Big Data, Smaller Wage Gap?


Women and tech: Computing pioneer Jean Bartik (left) at ENIAC's console with co-worker Frances Bilas.

Women and tech: Computing pioneer Jean Bartik (left) at ENIAC’s console with co-worker Frances Bilas, circa 1945. U.S. Army/Army Research Laboratory's Technical Library



I have a niece. Several, actually, but I’m thinking about one in particular. I helped deliver her at the hospital, and over the past 18 years I’ve watched her grow into a woman I admire.


My niece is smart and conscientious. She knows politics and wants to fight the world’s injustices. She reads. She sings. She loves movies. She plays volleyball.

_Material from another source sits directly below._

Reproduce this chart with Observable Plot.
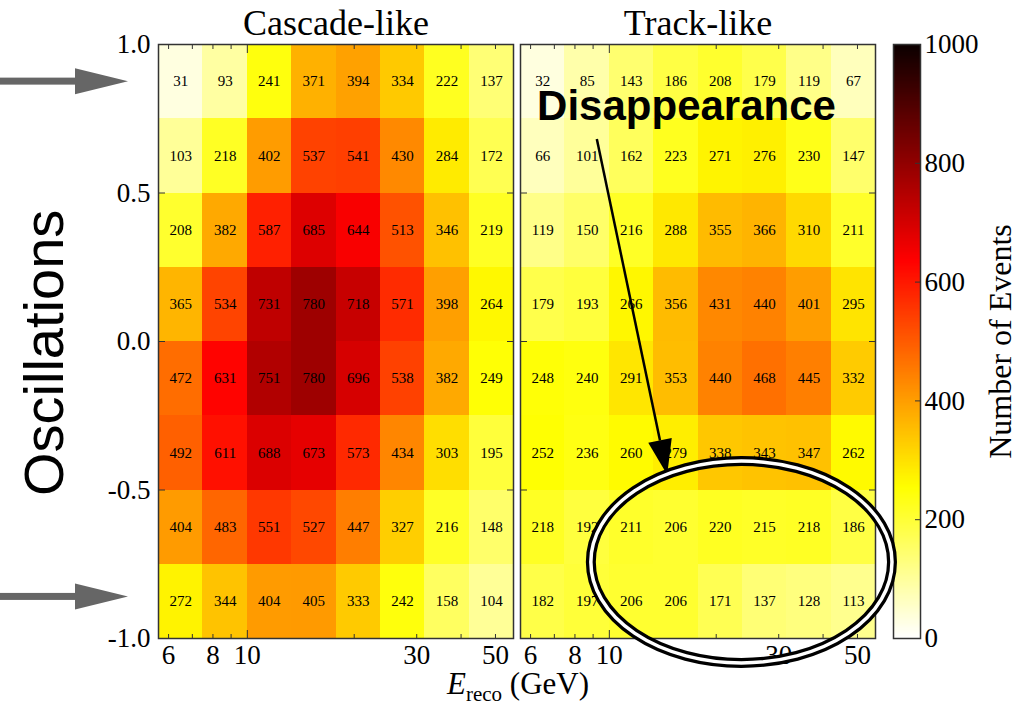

But what defines her most is her determination: She works for what she wants, and she lets nothing get in her way.


Now of course my niece is special to me, but we all know young women who are just as driven and idealistic. And that’s why I am so alarmed about the continuing gender wage gap, which tells us that somewhere along the way, bright, promising women will have an employer decide their potential and contributions are somehow worth less than those of their male counterparts.


Paychecks Today


Women hold just 5 percent of the CEO offices in Fortune 1000 companies, the nonprofit Catalyst reported in October. The salary story is equally bleak: Women earn 82 cents for every dollar a man makes, according to the U.S. Bureau of Labor Statistics. Mothers with careers fared even worse, pulling 75 cents on the dollar.


Those figures alone are discouraging, but what’s truly depressing is that they’ve been about the same for decades. The gender wage gap everybody keeps talking about is closing at a glacial pace. My niece — and yours — won’t see wage parity until 2058 in the United States, according to the Institute for Women’s Policy Research. Globally, the gap won’t close until 2095, according to the World Economic Forum. An entire generation of women, maybe two, will make less at work for no reason other than their gender.


Solutions at Our Fingertips


We need ideas to accelerate the pace of change, and I think data analytics is the answer.


The retail industry already has this down: A coat I clicked on once — once! — has popped up on every website I’ve visited ever since. I walked into the hardware store and received a text from a competitor soon after. I bought a single low-calorie frozen entrée at the grocery store, and — voila! — the next day I got a promo for a weight-loss program.


Analytics and microtargeting aren’t just for retailers and politicians — they can help us grow the ranks of executive women and close the gender wage gap. Employers analyze who clicked on internal job postings, and we can pursue qualified women who looked but never applied. We can go beyond analyzing the salary and rank histories of women who have left our companies. We can use big data analytics to tell us what exit interviews don’t.


Facebook posts, Twitter feeds and LinkedIn groups provide a trove of valuable intel from ex-employees. What they write is blunt, candid and useful. All the data is there for the taking — we just have to collect it and figure out what it means. We can delve deep into whether we’re promoting the best people, whether we’re doing enough to keep our ranks diverse, whether potential female leaders are being left behind and, importantly, why.


Fast-Forward to a Better Future


Which brings me back to my niece. Ultimately, I hope she alone controls what she does, where she works and how well she’s paid. I hope when she faces discrimination or disadvantage, she works to change it.


If she feels stuck in her job, I’ll advise her to look for promotions or other opportunities. If she’s not being paid what she’s worth, I want her to advocate for a raise. Better still, I want her to build a strong support team of women — and men. I want her to find diverse leaders from outside her comfortable network who will tell her how they got where they are and maybe help her along her own path.


And what I want for my niece tomorrow, I also want for you… today. Change has come slowly in the past few decades, but the pace of technology and the power of data analytics can propel us forward. The answers are right in front of us. We just need to open our eyes.


Pam Wickham is vice president of Corporate Affairs and Communications for Raytheon Company.